Q. The collection ends with “Lampedo”, the one breasted Amazonian archers, blended with images of a hunted fox. An ending that promises more mysteries to come, what is next for you? Are you working on anything you can tell us about?
Lampedo is a pretty good example of the characters creating strange stories to wrestle sense from what they’re feeling, sometimes with the poems in Bone Ink it seems like the more intense the emotions of the characters the more the realism in the poems is cut with images alien to that reality. I’m glad you picked up on the promise of more at the end of Lampedo, I wanted to leave the collection with a sense of opening into something new.
There are a few things on the go: I’ve got a stack of poems that look like they might form the core of a second collection; I’m working on a chapbook of poems that follow an animal smuggler through a series of unpleasant events in the south of Spain; I’ve also got a feature length film script set in the Western Suburbs of Sydney that I keep playing around with. So yeah there’s stuff, but I don’t know what will get across the line first.
Q. I ask all my interviewees this, what are you reading at the moment and why?

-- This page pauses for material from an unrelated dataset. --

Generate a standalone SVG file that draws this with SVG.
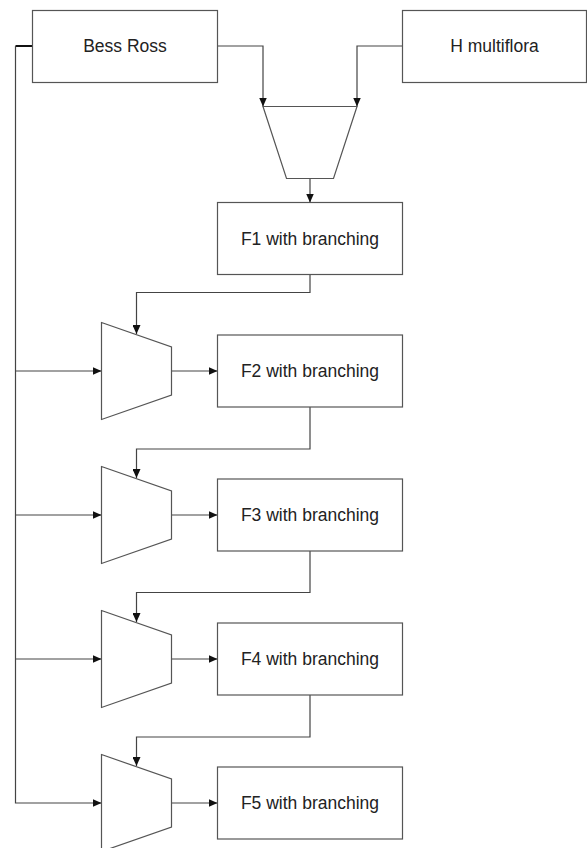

It’s pretty much all poetry at the moment, I bounce around a bit so I’ll give you the ones that are hitting me hardest this year: Caitlin Maling – Border Crossing for the voice and the way she makes her poems simultaneously about so many things; Michelle Cahill – The Herring Lass for the craft, thought and wonderful flare of images; Alison Whittaker – Lemons in the Chicken Wire for the structures, the way she toys with form, the vivid sense of country and people; Layli Long Soldier – Whereas for totally blowing me a way every time I pick it up, it’s so adventurous in terms of form, and commits itself utterly to the belief that poetry can fight back, amazing collection; Ellen Van Neerven – Comfort Food for the sparseness and real world beauty; Solmaz Sharif – Look for the way it claims language and reshapes what poetry of protest can look like.